A natureza sempre encontra um jeito de sobreviver. E não é de hoje que nos surpreendemos com a capacidade de transformação e adaptação das mais variadas espécies animais e vegetais no meio ambiente. Do camaleão que muda completamente a cor da pele de acordo com o ambiente, ao peixe que possui bioluminescência para viver em profundidades onde a luz natural não chega, o fato é que o processo de evolução é fascinante e constantemente mutável.
Desta vez, a novidade vem do Brasil… Pesquisadores descobriram um fungo cultivado nas colmeias pelas próprias abelhas (da espécie Mandaguari Scaptrotrigona Depilis – Abelhas sem ferrão), e que tem como função a alimentação das larvas. Descoberta foi publicada na Current Biology, uma das mais importantes revistas de biologia em todo o mundo.
A importância da descoberta está no fato de que este é o primeiro registro de simbiose entre uma espécie de abelha social (que vive em grupos) e este determinado tipo de fungo. Além disso, nunca antes um cultivo de fungo por abelhas havia sido registrado, somente em algumas espécies de formigas.
“As larvas das abelhas comem o fungo e sem ele não se desenvolvem. Isso tem uma importância prática grande, porque muitos fungicidas e bactericidas que não afetam as abelhas diretamente podem causar efeitos graves se afetarem os microrganismos das colônias”, afirma Cristiano Menezes, pesquisador responsável pela descoberta da Embrapa Amazônia Oriental (PA).
O fungo
Do gênero Monascus, o fungo filamentoso tem origem no material que as abelhas utilizam para construir as células de cria, onde as larvas se desenvolvem logo após a rainha botar os ovos. Outro ponto interessante do fungo é que as abelhas o utilizam com o mesmo objetivo que os asiáticos para conservação de alimentos. “Estudar essa simbiose pode revelar novas substâncias aplicáveis à saúde humana e a das abelhas”, concluiu Menezes.
Descoberta
Para chegar à descoberta do fungo que garante a sobrevivência das abelhas, Menezes primeiro estava tentando criar no laboratório algumas abelhas sem ferrão. O estudo iniciado há oito anos na Universidade de São Paulo (USP) em Ribeirão Preto, se desenvolveu na Embrapa, principalmente após maior aprofundamento na pesquisa entre o fungo e as abelhas.
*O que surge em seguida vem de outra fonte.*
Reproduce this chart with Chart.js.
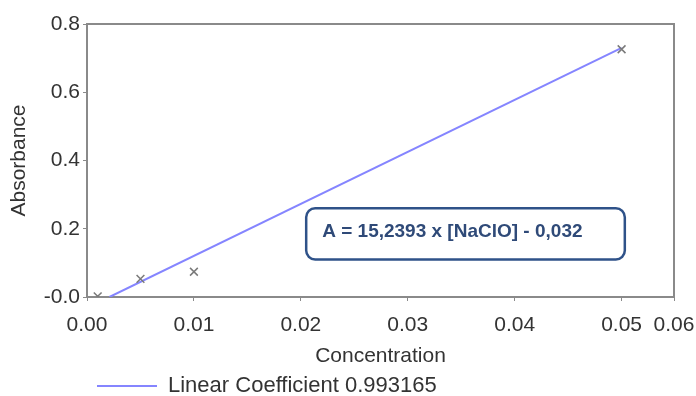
<!DOCTYPE html>
<html>
<head>
<meta charset="utf-8">
<script src="https://cdn.jsdelivr.net/npm/chart.js@4/dist/chart.umd.min.js"></script>
<style>
  html, body { margin: 0; padding: 0; background: #fff; }
  #chart { display: block; }
</style>
</head>
<body>
<canvas id="chart" width="696" height="396"></canvas>
<script>
// ===== Datos =====
const concentraciones = [0.001, 0.005, 0.01, 0.05];
const absorbancias = [0.002, 0.053, 0.074, 0.726];

// recta de regresión A = 15,2393 x [NaClO] - 0,032 (extremos leídos)
const rectaX = [0.0021, 0.05];
const rectaY = [0.0, 0.730];

const xTicks = [0, 0.01, 0.02, 0.03, 0.04, 0.05, 0.0549];
const xTickLabels = ['0.00', '0.01', '0.02', '0.03', '0.04', '0.05', '0.06'];
const yTicks = [0, 0.2, 0.4, 0.6, 0.8];
const yTickLabels = ['-0.0', '0.2', '0.4', '0.6', '0.8'];

const etiquetaRecta = 'Linear Coefficient 0.993165';
const textoEcuacion = 'A = 15,2393 x [NaClO] - 0,032';

const GRIS_EJE = '#8a8a8a';
const COLOR_TEXTO = '#333333';
const FUENTE = "'Liberation Sans', Arial, sans-serif";

// marco superior/derecho + cuadro de la ecuación
const marcoPlugin = {
    id: 'marco',
    afterLayout(chart) {
        // la leyenda empieza debajo del eje, no en el borde del canvas
        if (chart.legend) chart.legend.left = 95;
    },
    afterDatasetsDraw(chart) {
        const { ctx, chartArea: a, scales } = chart;
        ctx.save();
        ctx.strokeStyle = GRIS_EJE;
        ctx.lineWidth = 2;
        ctx.beginPath();
        ctx.moveTo(a.left, a.top);
        ctx.lineTo(a.right, a.top);
        ctx.lineTo(a.right, a.bottom);
        ctx.stroke();

        const x0 = scales.x.getPixelForValue(0.0205);
        const x1 = scales.x.getPixelForValue(0.0503);
        const y0 = scales.y.getPixelForValue(0.26);
        const y1 = scales.y.getPixelForValue(0.11);
        ctx.fillStyle = '#ffffff';
        ctx.strokeStyle = '#2f5289';
        ctx.lineWidth = 2.5;
        ctx.beginPath();
        ctx.roundRect(x0, y0, x1 - x0, y1 - y0, 9);
        ctx.fill();
        ctx.stroke();

        ctx.fillStyle = '#2f4a78';
        ctx.font = "bold 19px " + FUENTE;
        ctx.textBaseline = 'middle';
        ctx.textAlign = 'left';
        ctx.fillText(textoEcuacion, x0 + 16, (y0 + y1) / 2 - 2);
        ctx.restore();
    }
};

const ctx = document.getElementById('chart');
new Chart(ctx, {
    type: 'scatter',
    data: {
        datasets: [{
            label: 'Absorbance',
            data: concentraciones.map((c, i) => ({ x: c, y: absorbancias[i] })),
            pointStyle: 'crossRot',
            pointRadius: 5.5,
            pointBorderColor: '#7a7a7a',
            pointBackgroundColor: '#7a7a7a',
            pointBorderWidth: 1.5,
            showLine: false
        }, {
            type: 'line',
            label: etiquetaRecta,
            data: rectaX.map((c, i) => ({ x: c, y: rectaY[i] })),
            borderColor: '#8585ff',
            backgroundColor: '#8585ff',
            borderWidth: 2,
            pointRadius: 0,
            fill: false,
            tension: 0
        }]
    },
    options: {
        responsive: false,
        animation: false,
        devicePixelRatio: 1,
        layout: { padding: { top: 24, left: 0, right: 0, bottom: -11 } },
        plugins: {
            tooltip: { enabled: false },
            legend: {
                position: 'bottom',
                align: 'start',
                labels: {
                    filter: item => item.datasetIndex === 1,
                    usePointStyle: true,
                    pointStyle: 'line',
                    pointStyleWidth: 60,
                    padding: 2,
                    color: COLOR_TEXTO,
                    font: { family: FUENTE, size: 22 }
                }
            }
        },
        scales: {
            x: {
                type: 'linear',
                min: 0,
                max: 0.0549,
                afterBuildTicks: scale => { scale.ticks = xTicks.map(v => ({ value: v })); },
                afterFit: scale => {
                    scale.height = 76;
                    scale.paddingRight = 22;
                },
                ticks: {
                    autoSkip: false,
                    maxRotation: 0,
                    padding: 12,
                    color: COLOR_TEXTO,
                    font: { family: FUENTE, size: 21 },
                    callback: (v, i) => xTickLabels[i]
                },
                grid: { drawOnChartArea: false, drawTicks: true, tickLength: 4, color: GRIS_EJE },
                border: { color: GRIS_EJE, width: 2 },
                title: {
                    display: true,
                    text: 'Concentration',
                    color: COLOR_TEXTO,
                    font: { family: FUENTE, size: 21 },
                    padding: { top: 6, bottom: 4 }
                }
            },
            y: {
                type: 'linear',
                min: 0,
                max: 0.8,
                afterBuildTicks: scale => { scale.ticks = yTicks.map(v => ({ value: v })); },
                afterFit: scale => { scale.width = 87; },
                ticks: {
                    padding: 3,
                    color: COLOR_TEXTO,
                    font: { family: FUENTE, size: 21 },
                    callback: (v, i) => yTickLabels[i]
                },
                grid: { drawOnChartArea: false, drawTicks: true, tickLength: 4, color: GRIS_EJE },
                border: { color: GRIS_EJE, width: 2 },
                title: {
                    display: true,
                    text: 'Absorbance',
                    color: COLOR_TEXTO,
                    font: { family: FUENTE, size: 21 },
                    padding: { top: 7, bottom: 0 }
                }
            }
        }
    },
    plugins: [marcoPlugin]
});
</script>
</body>
</html>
“Levei mais de um ano combatendo o fungo como se fosse uma doença que atacava as abelhas. Tentava exterminá-lo, mas em vão. Resolvi experimentar criar as larvas em ambiente menos úmido, pois percebi que havia fungo nas células de cria naturais. Consegui com isso mais de 90% de sobrevivências na criação em laboratório. Foi quando pensei que a larva pudesse estar se alimentando do fungo”, argumenta Menezes.
Além da descoberta principal, o pesquisador também busca entender a influência deste fungo em outras espécies de abelhas. “Já encontrei fungos similares em outras espécies de abelhas sem ferrão do mesmo gênero e de outros gêneros distintos”, complementa o pesquisador, que acha provável a existência de diferentes sistemas de cultivo de micro-organismos.
“Devemos proteger e estudar mais as abelhas, que atraem a atenção de pesquisadores, produtores e outras pessoas devido ao grande potencial de polinização das culturas agrícolas e seus produtos, como mel e própolis”, finaliza Cristiano Menezes, a respeito dos próximos passos que deverão englobar testes sobre a influência de fungicidas em culturas agrícolas neste tipo de fungo que garante a sobrevivência das abelhas.